Hirokazu Kore-eda won the Palme d'Or at the Cannes Film Festival in 2018. The Palme d'Or is the highest prize at Cannes, which is considered, by a specific and influential type of person, to be the highest prize in cinema. That type of person has expectations.
He has made a documentary about Ultraman.
(Ultraman is a Japanese television franchise that began in 1966, in which a giant alien from Nebula M78 merges with a human scientist and then, when necessary, grows to approximately forty meters tall to fight other large things. The franchise has been running for sixty years. There are currently multiple ongoing series. The merging-with-scientists question has been revisited many times. The franchise has never fully resolved it. I am not making this up.)

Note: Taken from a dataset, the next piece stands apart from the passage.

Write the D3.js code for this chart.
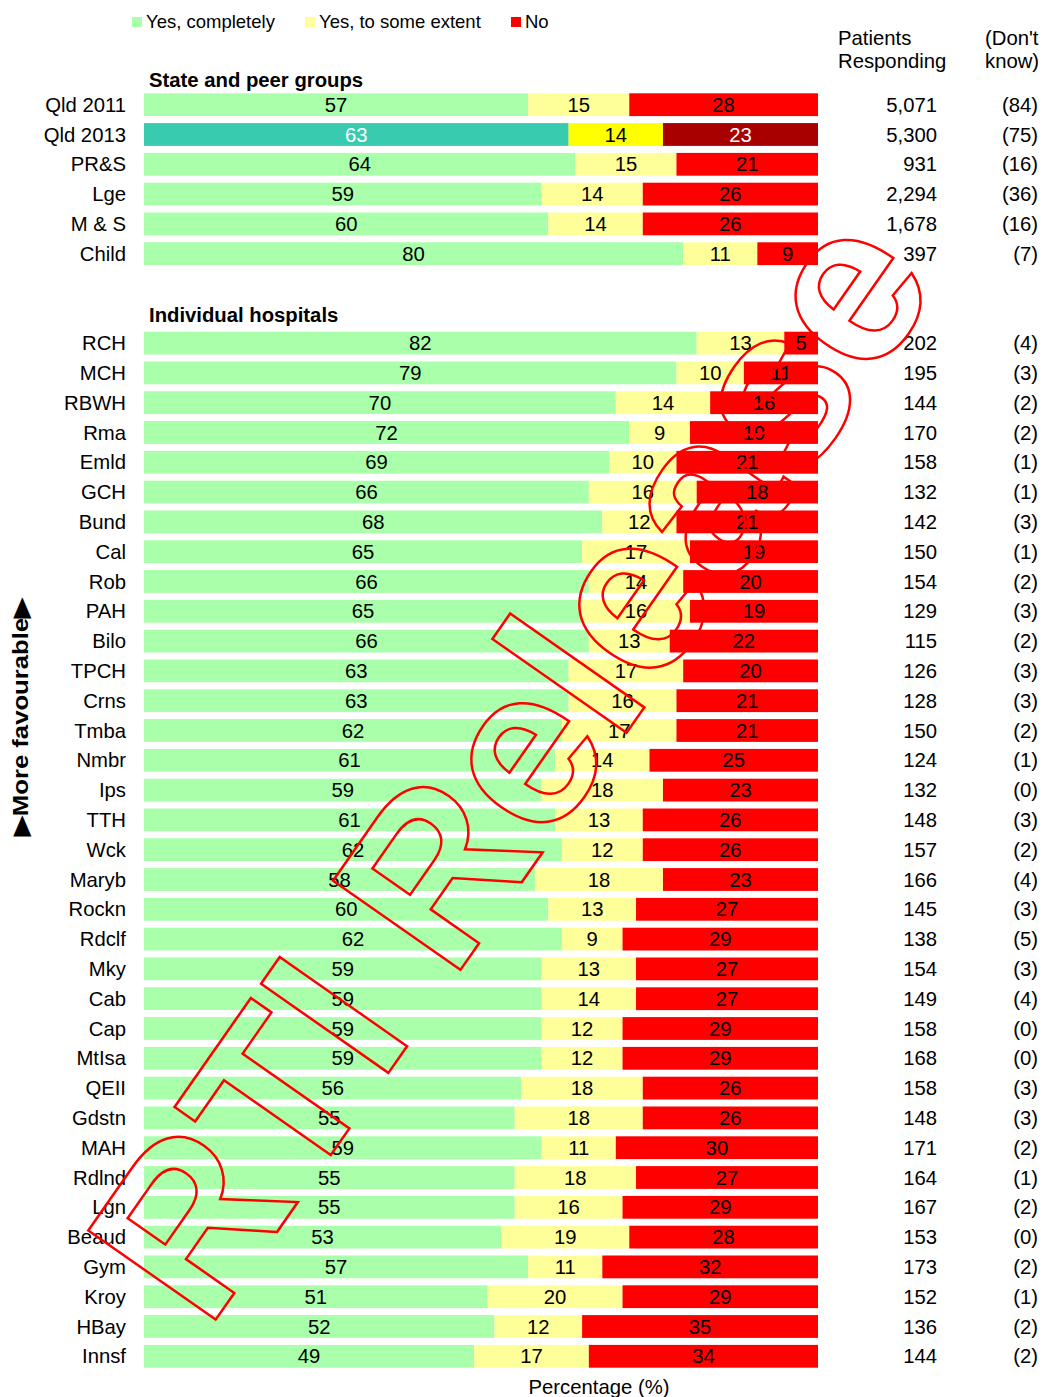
<!DOCTYPE html>
<html>
<head>
<meta charset="utf-8">
<script src="https://cdn.jsdelivr.net/npm/d3@7/dist/d3.min.js"></script>
<style>
  html, body { margin: 0; padding: 0; background: #fff; }
  svg text { font-family: "Liberation Sans", Arial, sans-serif; }
</style>
</head>
<body>
<svg id="chart" width="1043" height="1397"></svg>
<script>
// Patient survey: "Were you involved in decisions about your care?" (percent of respondents)

// State and peer groups
const stateGroups = ["Qld 2011", "Qld 2013", "PR&S", "Lge", "M & S", "Child"];
const stateYes    = [57, 63, 64, 59, 60, 80];
const stateSome   = [15, 14, 15, 14, 14, 11];
const stateNo     = [28, 23, 21, 26, 26, 9];
const stateN      = ["5,071", "5,300", "931", "2,294", "1,678", "397"];
const stateDK     = ["(84)", "(75)", "(16)", "(36)", "(16)", "(7)"];

// Individual hospitals
const hospitals = ["RCH", "MCH", "RBWH", "Rma", "Emld", "GCH", "Bund", "Cal", "Rob", "PAH",
  "Bilo", "TPCH", "Crns", "Tmba", "Nmbr", "Ips", "TTH", "Wck", "Maryb", "Rockn",
  "Rdclf", "Mky", "Cab", "Cap", "MtIsa", "QEII", "Gdstn", "MAH", "Rdlnd", "Lgn",
  "Beaud", "Gym", "Kroy", "HBay", "Innsf"];
const hospYes  = [82, 79, 70, 72, 69, 66, 68, 65, 66, 65, 66, 63, 63, 62, 61, 59, 61, 62, 58, 60,
  62, 59, 59, 59, 59, 56, 55, 59, 55, 55, 53, 57, 51, 52, 49];
const hospSome = [13, 10, 14, 9, 10, 16, 12, 17, 14, 16, 13, 17, 16, 17, 14, 18, 13, 12, 18, 13,
  9, 13, 14, 12, 12, 18, 18, 11, 18, 16, 19, 11, 20, 12, 17];
const hospNo   = [5, 11, 16, 19, 21, 18, 21, 19, 20, 19, 22, 20, 21, 21, 25, 23, 26, 26, 23, 27,
  29, 27, 27, 29, 29, 26, 26, 30, 27, 29, 28, 32, 29, 35, 34];
const hospN    = ["202", "195", "144", "170", "158", "132", "142", "150", "154", "129",
  "115", "126", "128", "150", "124", "132", "148", "157", "166", "145",
  "138", "154", "149", "158", "168", "158", "148", "171", "164", "167",
  "153", "173", "152", "136", "144"];
const hospDK   = ["(4)", "(3)", "(2)", "(2)", "(1)", "(1)", "(3)", "(1)", "(2)", "(3)",
  "(2)", "(3)", "(3)", "(2)", "(1)", "(0)", "(3)", "(2)", "(4)", "(3)",
  "(5)", "(3)", "(4)", "(0)", "(0)", "(3)", "(3)", "(2)", "(1)", "(2)",
  "(0)", "(2)", "(1)", "(2)", "(2)"];

const seriesNames = ["Yes, completely", "Yes, to some extent", "No"];
const highlightRow = "Qld 2013";

const colors = { yes: "#AAFFAA", some: "#FFFF99", no: "#FF0000" };
const highlightColors = { yes: "#39CBB0", some: "#FFFF00", no: "#A80000" };
const highlightText = { yes: "#FFFFFF", some: "#000000", no: "#FFFFFF" };

// Assemble rows
const rows = [];
stateGroups.forEach((c, i) => rows.push({ key: c, label: c, yes: stateYes[i], some: stateSome[i], no: stateNo[i], n: stateN[i], dk: stateDK[i] }));
hospitals.forEach((c, i) => rows.push({ key: c, label: c, yes: hospYes[i], some: hospSome[i], no: hospNo[i], n: hospN[i], dk: hospDK[i] }));

const bandKeys = [...stateGroups, "__gap1", "__gap2", ...hospitals];

const svg = d3.select("#chart");
const FONT = 20.3;

const x = d3.scaleLinear().domain([0, 100]).range([144, 818]);
const y = d3.scaleBand().domain(bandKeys).range([89.8, 1371.2]).paddingInner(0.235).paddingOuter(0.1175);
const bw = y.bandwidth();

// Segments: green from the left, red anchored at the right, yellow between
const segs = [];
rows.forEach(r => {
  const hl = r.key === highlightRow;
  segs.push({ row: r, part: "yes", v: r.yes, x0: 0, x1: r.yes, hl });
  segs.push({ row: r, part: "some", v: r.some, x0: r.yes, x1: 100 - r.no, hl });
  segs.push({ row: r, part: "no", v: r.no, x0: 100 - r.no, x1: 100, hl });
});

const bars = svg.append("g").attr("class", "bars");
bars.selectAll("rect").data(segs).join("rect")
  .attr("x", d => x(d.x0))
  .attr("y", d => y(d.row.key))
  .attr("width", d => x(d.x1) - x(d.x0))
  .attr("height", bw)
  .attr("fill", d => (d.hl ? highlightColors : colors)[d.part]);

bars.selectAll("text").data(segs).join("text")
  .attr("x", d => (x(d.x0) + x(d.x1)) / 2)
  .attr("y", d => y(d.row.key) + bw / 2 + 7)
  .attr("text-anchor", "middle")
  .attr("font-size", FONT)
  .attr("fill", d => d.hl ? highlightText[d.part] : "#000")
  .text(d => d.v);

// Category labels
svg.append("g").selectAll("text").data(rows).join("text")
  .attr("x", 126)
  .attr("y", d => y(d.key) + bw / 2 + 7)
  .attr("text-anchor", "end")
  .attr("font-size", FONT)
  .attr("fill", "#000")
  .text(d => d.label);

// Patients responding column
svg.append("g").selectAll("text").data(rows).join("text")
  .attr("x", 937)
  .attr("y", d => y(d.key) + bw / 2 + 7)
  .attr("text-anchor", "end")
  .attr("font-size", FONT)
  .text(d => d.n);

// Don't know column
svg.append("g").selectAll("text").data(rows).join("text")
  .attr("x", 1038)
  .attr("y", d => y(d.key) + bw / 2 + 7)
  .attr("text-anchor", "end")
  .attr("font-size", FONT)
  .text(d => d.dk);

// Column headers
const hdr = svg.append("g").attr("font-size", FONT);
hdr.append("text").attr("x", 838).attr("y", 45).text("Patients");
hdr.append("text").attr("x", 838).attr("y", 68).text("Responding");
hdr.append("text").attr("x", 985).attr("y", 45).text("(Don't");
hdr.append("text").attr("x", 985).attr("y", 68).text("know)");

// Section headings
svg.append("text").attr("x", 149).attr("y", 87).attr("font-size", FONT).attr("font-weight", "bold").text("State and peer groups");
svg.append("text").attr("x", 149).attr("y", 322).attr("font-size", FONT).attr("font-weight", "bold").text("Individual hospitals");

// Legend
const legendX = [132, 305, 511];
const legendColors = [colors.yes, colors.some, colors.no];
const lg = svg.append("g");
seriesNames.forEach((s, i) => {
  lg.append("rect").attr("x", legendX[i]).attr("y", 17).attr("width", 10).attr("height", 10).attr("fill", legendColors[i]);
  lg.append("text").attr("x", legendX[i] + 14).attr("y", 28).attr("font-size", 18.5).text(s);
});

// Axis titles
svg.append("text").attr("x", 599).attr("y", 1394).attr("text-anchor", "middle").attr("font-size", FONT).text("Percentage (%)");
svg.append("text")
  .attr("transform", "translate(28,717) rotate(-90)")
  .attr("text-anchor", "middle")
  .attr("font-size", 22)
  .attr("font-weight", "bold")
  .attr("textLength", 238)
  .attr("lengthAdjust", "spacingAndGlyphs")
  .text("\u25B6More favourable\u25B6");

// Release stamp
svg.append("text")
  .attr("transform", "translate(207,1332) rotate(-55)")
  .attr("font-size", 226)
  .attr("font-weight", "bold")
  .attr("fill", "none")
  .attr("stroke", "#FF0000")
  .attr("stroke-width", 2.5)
  .text("RTI Release");
</script>
</body>
</html>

The documentary is called "The Origin of Ultraman." To help explain the origin, Kore-eda assembled a panel of experts. The experts include Guillermo del Toro, who has won two Academy Awards and also directed a film in which giant robots fight giant sea monsters for humanity's survival; Hideo Kojima, who makes video games of such narrative complexity that for several years the discourse was whether they were good or simply very long; Hideaki Anno, who created Neon Genesis Evangelion, a 1995 animated series about giant robots that became an extended conversation about whether the robots or the people piloting them were the real problem; and Shinji Higuchi, who has spent his career making giant things look real enough to be frightening.
(The intersection of Palme d'Or winners and people with documented strong opinions about Japanese giant-man television franchises turns out to be non-empty.)
This is not, as it happens, an unusual gathering. Anno himself directed Shin Ultraman in 2022, which was released in Japan as a theatrical film and reviewed as such. The critical process was not complicated by the fact that the film involves a man who grows to forty meters tall when the situation requires it. Del Toro has spoken at length about his love of kaiju and tokusatsu. Kojima has said things about the emotional weight of science fiction that would be at home in a graduate seminar. None of them seem embarrassed about any of this.
What the documentary appears to be documenting is: what happened to the children who watched the 1966 television show and then became, separately, Guillermo del Toro.
The answer, based on the available evidence, is that they won awards and then kept caring about the thing they cared about before the awards. The Palme d'Or is an excellent prize. It does not change what you loved when you were seven. Based on the documentary that exists, someone in that room loved Ultraman at seven. Probably several of them. The documentary will be available at a later date.
The Cannes Film Festival has not indicated whether it plans to screen "The Origin of Ultraman" in competition. I assume they are discussing it. I also assume it would win.